By Tom Collins
PORT BURWELL — At one point this summer Arpad Pasztor was worried about his 500 acres of corn.
His area had a dry spell for three weeks in July. But some timely rains near the end of the month, when the corn was starting to flower, saved the crop and the Port Burwell farmer is now expecting an above-average yield.
“It kind of saved our butts,” he said. “We got luckier than hell, let’s put it that way. In our particular area, the worst-case scenario would be average.”
While Western Ontario yields look to be variable, they are generally better than most of the province. Farmers in Prince Edward County are saying they would be happy with 100 bushels per acre, with the Niagara region being hit even harder.
“It seems like about 10 or 15 miles east of us, the crops are terrible,” said Pasztor. “They didn’t get any rain at all, especially in the Delhi area.”

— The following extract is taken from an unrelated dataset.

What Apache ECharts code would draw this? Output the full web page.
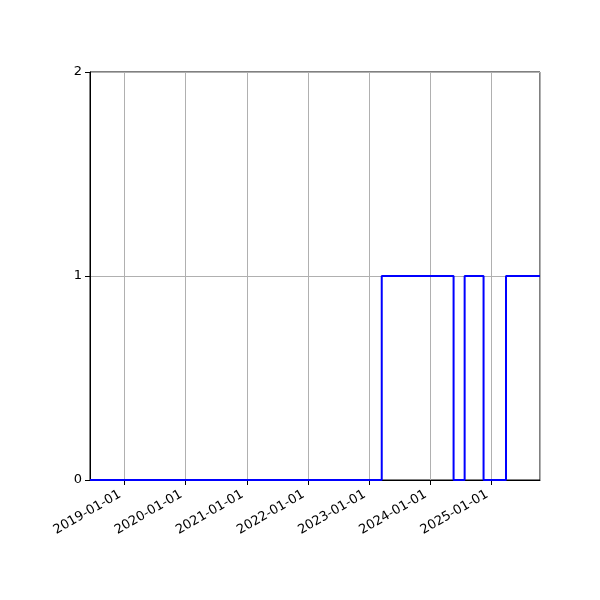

Dave McEachren, who farms at Glencoe in Middlesex County, said his area never had any issues with lack of moisture at any point this growing season. He expects plenty of yields around 170 to 180 bu/ac, with some farmers believing yields could be as high as 220 bu/ac.
The five-year average is 168 bu/ac for Southern Ontario and 155 bu/ac for Western Ontario.
More problematic is price. It’s taken a nosedive this summer on reports of an anticipated world-record crop. The low price of new corn at Chatham-Kent Elevator closed at $4.01 on Aug. 31. The summer high closing price was $5.19 on June 17. Adding insult to injury, the United States has had excellent weather and the United States Department of Agriculture is anticipating a record 15.15-billion bushels of corn. The previous high was 14.2-billion bushels in 2014.
“Any time commodity prices are this low, you have to get some significant yields to be above that break-even point,” said McEachren. “So it’s nice we’re in good shape. But if I have some fields that fall just at average or a little below average, they might not be profitable acres with the commodity price where it is.”